NOTICED 'SWITCH BOUNCE' WHEN TESTING ON THE MACHINE
When I loaded a value into memory, by simulating a push of the Prog Start pushbutton after setting the console entry switches virtually with the data value, I saw that the machine actually stored the value in a group of adjacent addresses acting as if I had pushed the button perhaps half a dozen times.
The IBM circuitry does contain switch debouncing to deal with contact bounce, so this had to be a more subtle issue. I began checking everything on the machine when I stumbled upon a surprise. I did resistance and continuity measurements when I noticed a strange behavior from the pushbutton switches. After a day of further investigation, I realized there are sneak paths that made me see 1K resistances on all the switches I tested. When they were disconnected, however, they were ordinary switches.
TWEAKING THE CONSOLE LOADER DESIGN ANYWAY
I developed a modification to adapt the Console Loader to what I believed the IBM switches did to the circuits. Even though the rationale for the change was incorrect, I still like the new approach so I implemented it. It involves cutting two traces on the PCB and bridging a pad to an existing trace. The wiring from the Console Loader to the 1130 pushbuttons changes as well.
I would remove the CPU wire from the NC contact of the Prog Start switch. That wire, along with a wire from the NC contact, are two of the wires going to the loader. This creates a switch to route the +12V available on the NC contact to the CPU, but not to route it when we are logically pushing down on the Prog Start button since that disconnects the NC from the +12V.
The Common terminal of the Prog Start key is reconnected to the +12V chain of wires. Too, we retain the +12V and ground wires to the loader.
The other wires going to the loader remain intact (two to connect the terminals of the the Load IAR button and one to deliver +12V to the NO contact of the Prog Start button when we logically push it down).
One of the photoisolators, which in the design had connected +12V to the common contact of the switch is now unused.
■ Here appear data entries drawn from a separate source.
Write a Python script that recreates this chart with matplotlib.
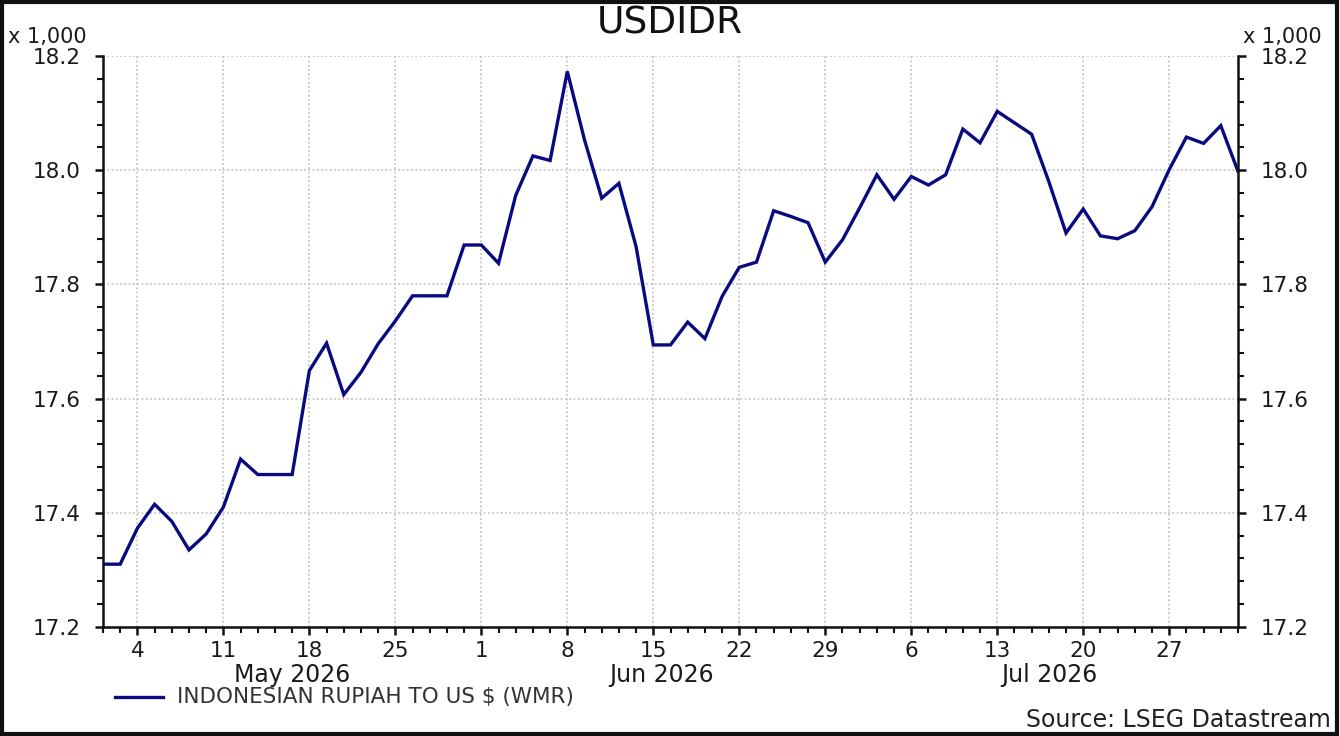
import matplotlib
matplotlib.use("Agg")
import matplotlib.pyplot as plt
import matplotlib.transforms as mtransforms
from matplotlib.patches import Rectangle
import numpy as np
import pandas as pd

plt.rcParams['font.family'] = ['DejaVu Sans']

# business days 30 Apr 2026 .. 31 Jul 2026
dates = pd.bdate_range("2026-04-30", "2026-07-31")

# USDIDR, in thousands of rupiah
usdidr = [
    17.310, 17.310,
    17.373, 17.415, 17.385, 17.335, 17.363,
    17.410, 17.494, 17.467, 17.467, 17.467,
    17.649, 17.697, 17.607, 17.646, 17.696,
    17.736, 17.780, 17.780, 17.780, 17.869,
    17.869, 17.837, 17.956, 18.025, 18.017,
    18.173, 18.053, 17.951, 17.977, 17.866,
    17.694, 17.694, 17.734, 17.705, 17.779,
    17.830, 17.839, 17.929, 17.919, 17.908,
    17.839, 17.878, 17.934, 17.992, 17.949,
    17.989, 17.974, 17.992, 18.072, 18.048,
    18.103, 18.083, 18.063, 17.980, 17.890,
    17.932, 17.885, 17.880, 17.894, 17.936,
    18.001, 18.058, 18.047, 18.078, 17.998,
]

title = "USDIDR"
series_name = "INDONESIAN RUPIAH TO US $ (WMR)"
source = "Source: LSEG Datastream"
yticks = [17.2, 17.4, 17.6, 17.8, 18.0, 18.2]

navy = "#0a0a80"
W, H = 1340, 736

fig = plt.figure(figsize=(W / 100, H / 100), dpi=100)
ax = fig.add_axes([103 / W, 1 - 627 / H, (1238 - 103) / W, (627 - 56) / H])

x = np.arange(len(dates))
ax.plot(x, usdidr, color=navy, lw=2.4, solid_joinstyle="miter")

ax.set_xlim(0, len(dates) - 1)
ax.set_ylim(17.2, 18.2)

# mondays get a major tick with the day number, every business day a minor tick
mondays = [i for i, d in enumerate(dates) if d.weekday() == 0]
ax.set_xticks(mondays)
ax.set_xticklabels([str(dates[i].day) for i in mondays])
ax.set_xticks(x, minor=True)

ax.set_yticks(yticks)
ax.set_yticklabels([f"{v:.1f}" for v in yticks])
ax.set_yticks(np.arange(17.2, 18.2001, 0.04), minor=True)

ax.tick_params(axis="both", which="both", colors="#111111", labelcolor="#1a1a1a")
ax.tick_params(axis="y", which="both", left=True, right=True,
               labelleft=True, labelright=True, direction="out")
ax.tick_params(axis="y", which="major", length=6, width=1.8, labelsize=15.5, pad=10)
ax.tick_params(axis="y", which="minor", length=4, width=1.5)
ax.tick_params(axis="x", which="major", length=6, width=1.8, labelsize=15.5, pad=4)
ax.tick_params(axis="x", which="minor", length=4, width=1.5)

ax.spines["top"].set_visible(False)
for s in ["left", "right", "bottom"]:
    ax.spines[s].set_linewidth(1.8)
    ax.spines[s].set_color("#111111")

ax.grid(True, which="major", color="#bdbdbd", linestyle=(0, (1.2, 1.6)), linewidth=1.1)
ax.set_axisbelow(True)

# month labels centred under each month's span
trans = mtransforms.blended_transform_factory(ax.transData, ax.transAxes)
for m in [5, 6, 7]:
    idx = [i for i, d in enumerate(dates) if d.month == m]
    ax.text(np.mean(idx), -0.084, dates[idx[0]].strftime("%b %Y"),
            transform=trans, ha="center", va="center", fontsize=17, color="#1a1a1a")

fig.text(670 / W, 1 - 23 / H, title, ha="center", va="center", fontsize=27, color="#111111")
fig.text(8 / W, 1 - 37 / H, "x 1,000", ha="left", va="center", fontsize=15, color="#1a1a1a")
fig.text(1243 / W, 1 - 37 / H, "x 1,000", ha="left", va="center", fontsize=15, color="#1a1a1a")

# legend drawn by hand below the axis
fig.add_artist(plt.Line2D([115 / W, 163 / W], [1 - 697 / H, 1 - 697 / H],
                          color=navy, lw=2.4, transform=fig.transFigure))
fig.text(177 / W, 1 - 697 / H, series_name, ha="left", va="center",
         fontsize=15.5, color="#333333")
fig.text(1331 / W, 1 - 720 / H, source, ha="right", va="center",
         fontsize=17, color="#222222")

# outer frame
fig.add_artist(Rectangle((1.5 / W, 2.5 / H), (W - 5) / W, (H - 4.5) / H,
                         transform=fig.transFigure, fill=False,
                         edgecolor="#111111", linewidth=3))

fig.savefig("out.png", dpi=100)
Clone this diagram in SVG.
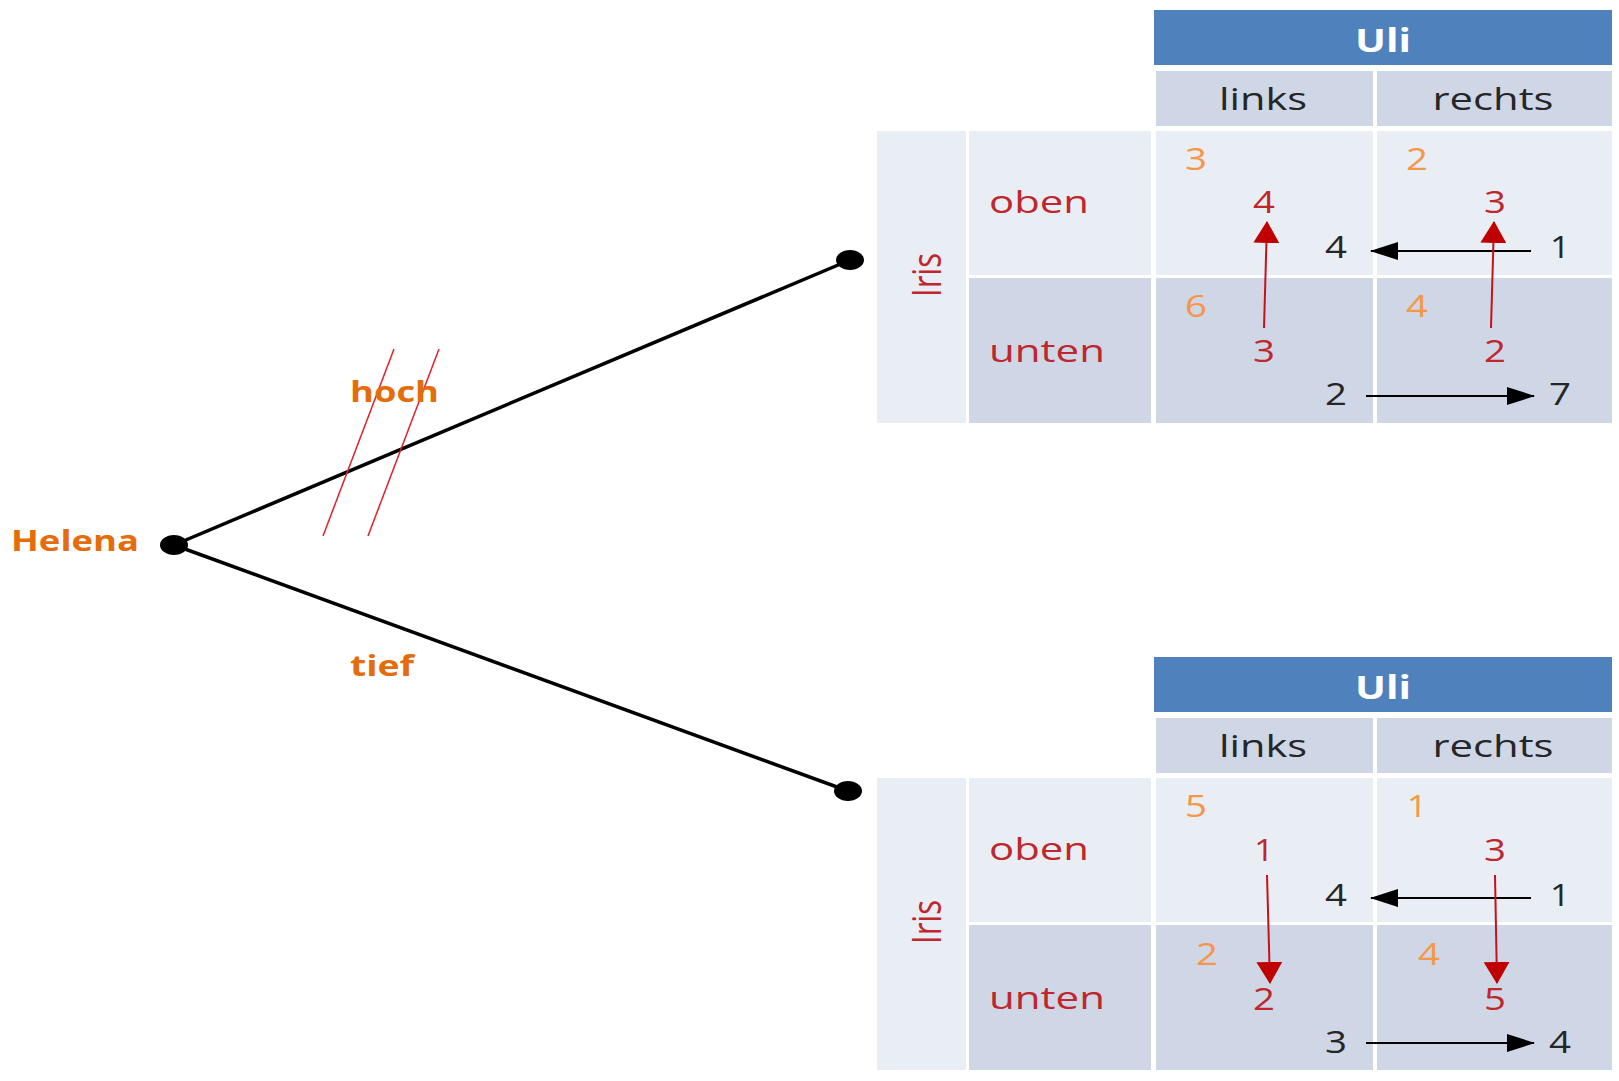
<svg xmlns="http://www.w3.org/2000/svg" width="1619" height="1081" viewBox="0 0 1619 1081">
<style>
.hdr{fill:#4F81BD}
.sub{fill:#CFD7E7}
.lt{fill:#E9EDF4}
.dk{fill:#CFD7E7}
text{font-family:"Open Sans","DejaVu Sans",sans-serif}
.uli{font-size:32px;font-weight:bold;fill:#fff}
.col{font-size:31px;fill:#262626}
.row{font-size:31px;fill:#C0272D}
.o{font-size:31px;fill:#F79646}
.r{font-size:31px;fill:#C0272D}
.b{font-size:31px;fill:#262626}
.name{font-weight:bold;fill:#E46C0A}
.tree{stroke:#000;stroke-width:3.5;fill:none}
.slash{stroke:#E0202A;stroke-width:1.5}
.ba{stroke:#000;stroke-width:2;marker-end:url(#mb)}
.ra{stroke:#C8101A;stroke-width:2;marker-end:url(#mr)}
.dot{fill:#000}
</style>
<defs>
<marker id="mb" markerUnits="userSpaceOnUse" markerWidth="28" markerHeight="18" refX="27" refY="9" orient="auto">
<path d="M0,0 L28,9 L0,18 z" fill="#000"/>
</marker>
<marker id="mr" markerUnits="userSpaceOnUse" markerWidth="22" markerHeight="26" refX="21" refY="13" orient="auto">
<path d="M0,0 L22,13 L0,26 z" fill="#C00000"/>
</marker>
<g id="table">
<rect class="hdr" x="1154" y="10" width="458" height="55"/>
<rect class="sub" x="1156" y="71" width="217" height="55"/>
<rect class="sub" x="1377" y="71" width="235" height="55"/>
<rect class="lt" x="877" y="131" width="89" height="292"/>
<rect class="lt" x="969" y="131" width="182" height="144"/>
<rect class="dk" x="969" y="278" width="182" height="145"/>
<rect class="lt" x="1156" y="131" width="217" height="144"/>
<rect class="lt" x="1377" y="131" width="235" height="144"/>
<rect class="dk" x="1156" y="278" width="217" height="145"/>
<rect class="dk" x="1377" y="278" width="235" height="145"/>
<text class="uli" x="1383" y="52" text-anchor="middle" textLength="56" lengthAdjust="spacingAndGlyphs">Uli</text>
<text class="col" x="1263" y="110" text-anchor="middle" textLength="88" lengthAdjust="spacingAndGlyphs">links</text>
<text class="col" x="1493" y="110" text-anchor="middle" textLength="121" lengthAdjust="spacingAndGlyphs">rechts</text>
<text class="row" x="989" y="213" textLength="100" lengthAdjust="spacingAndGlyphs">oben</text>
<text class="row" x="989" y="362" textLength="116" lengthAdjust="spacingAndGlyphs">unten</text>
<text class="row" transform="translate(941,275) scale(1.3,1) rotate(-90)" text-anchor="middle" font-size="31">Iris</text>
</g>
</defs>

<g id="connectors">
<line class="tree" x1="174" y1="545" x2="850" y2="260"/>
<line class="tree" x1="174" y1="545" x2="848" y2="791"/>
<line class="slash" x1="394" y1="349" x2="323" y2="536"/>
<line class="slash" x1="439" y1="349" x2="368" y2="536"/>
</g>

<g id="helena">
<ellipse class="dot" cx="174" cy="545" rx="14" ry="10"/>
<text class="name" x="11" y="551" font-size="29" textLength="128" lengthAdjust="spacingAndGlyphs">Helena</text>
</g>
<g id="label-hoch">
<text class="name" x="350" y="402" font-size="28" textLength="89" lengthAdjust="spacingAndGlyphs">hoch</text>
</g>
<g id="label-tief">
<text class="name" x="350" y="676" font-size="28" textLength="64" lengthAdjust="spacingAndGlyphs">tief</text>
</g>
<g id="node-top">
<ellipse class="dot" cx="850" cy="260" rx="14" ry="10"/>
</g>
<g id="node-bottom">
<ellipse class="dot" cx="848" cy="791" rx="14" ry="10"/>
</g>

<g id="table-top">
<use href="#table"/>
<text class="o" x="1196" y="170" text-anchor="middle" textLength="22" lengthAdjust="spacingAndGlyphs">3</text>
<text class="o" x="1417" y="170" text-anchor="middle" textLength="22" lengthAdjust="spacingAndGlyphs">2</text>
<text class="r" x="1264" y="213" text-anchor="middle" textLength="22" lengthAdjust="spacingAndGlyphs">4</text>
<text class="r" x="1495" y="213" text-anchor="middle" textLength="22" lengthAdjust="spacingAndGlyphs">3</text>
<text class="b" x="1336" y="258" text-anchor="middle" textLength="22" lengthAdjust="spacingAndGlyphs">4</text>
<text class="b" x="1560" y="258" text-anchor="middle" textLength="20" lengthAdjust="spacingAndGlyphs">1</text>
<text class="o" x="1196" y="317" text-anchor="middle" textLength="22" lengthAdjust="spacingAndGlyphs">6</text>
<text class="o" x="1417" y="317" text-anchor="middle" textLength="22" lengthAdjust="spacingAndGlyphs">4</text>
<text class="r" x="1264" y="362" text-anchor="middle" textLength="22" lengthAdjust="spacingAndGlyphs">3</text>
<text class="r" x="1495" y="362" text-anchor="middle" textLength="22" lengthAdjust="spacingAndGlyphs">2</text>
<text class="b" x="1336" y="405" text-anchor="middle" textLength="22" lengthAdjust="spacingAndGlyphs">2</text>
<text class="b" x="1560" y="405" text-anchor="middle" textLength="22" lengthAdjust="spacingAndGlyphs">7</text>
<line class="ba" x1="1531" y1="251" x2="1371" y2="251"/>
<line class="ba" x1="1366" y1="396" x2="1534" y2="396"/>
<line class="ra" x1="1264" y1="328" x2="1267" y2="222"/>
<line class="ra" x1="1491" y1="328" x2="1494" y2="222"/>
</g>

<g id="table-bottom" transform="translate(0,647)">
<use href="#table"/>
<text class="o" x="1196" y="170" text-anchor="middle" textLength="22" lengthAdjust="spacingAndGlyphs">5</text>
<text class="o" x="1417" y="170" text-anchor="middle" textLength="20" lengthAdjust="spacingAndGlyphs">1</text>
<text class="r" x="1264" y="214" text-anchor="middle" textLength="20" lengthAdjust="spacingAndGlyphs">1</text>
<text class="r" x="1495" y="214" text-anchor="middle" textLength="22" lengthAdjust="spacingAndGlyphs">3</text>
<text class="b" x="1336" y="259" text-anchor="middle" textLength="22" lengthAdjust="spacingAndGlyphs">4</text>
<text class="b" x="1560" y="259" text-anchor="middle" textLength="20" lengthAdjust="spacingAndGlyphs">1</text>
<text class="o" x="1207" y="318" text-anchor="middle" textLength="22" lengthAdjust="spacingAndGlyphs">2</text>
<text class="o" x="1429" y="318" text-anchor="middle" textLength="22" lengthAdjust="spacingAndGlyphs">4</text>
<text class="r" x="1264" y="363" text-anchor="middle" textLength="22" lengthAdjust="spacingAndGlyphs">2</text>
<text class="r" x="1495" y="363" text-anchor="middle" textLength="22" lengthAdjust="spacingAndGlyphs">5</text>
<text class="b" x="1336" y="406" text-anchor="middle" textLength="22" lengthAdjust="spacingAndGlyphs">3</text>
<text class="b" x="1560" y="406" text-anchor="middle" textLength="22" lengthAdjust="spacingAndGlyphs">4</text>
<line class="ba" x1="1531" y1="251" x2="1371" y2="251"/>
<line class="ba" x1="1366" y1="396" x2="1534" y2="396"/>
<line class="ra" x1="1267" y1="228" x2="1270" y2="336"/>
<line class="ra" x1="1495" y1="228" x2="1497" y2="336"/>
</g>
</svg>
I removed the resistor so that the Arduino can not activate it.
Another photoisolator which in the design had connected +12V to the NC contact of the switch, now connects +12V to the NO contact. The optoisolater which had connected +12V to the common terminal of the Prog Start button is now the switch that routes the NC contact as the source end and the wire we removed from the NC contact as the destination end.
The photoisolator which connects the C and NO contacts of the Load IAR button remains the same.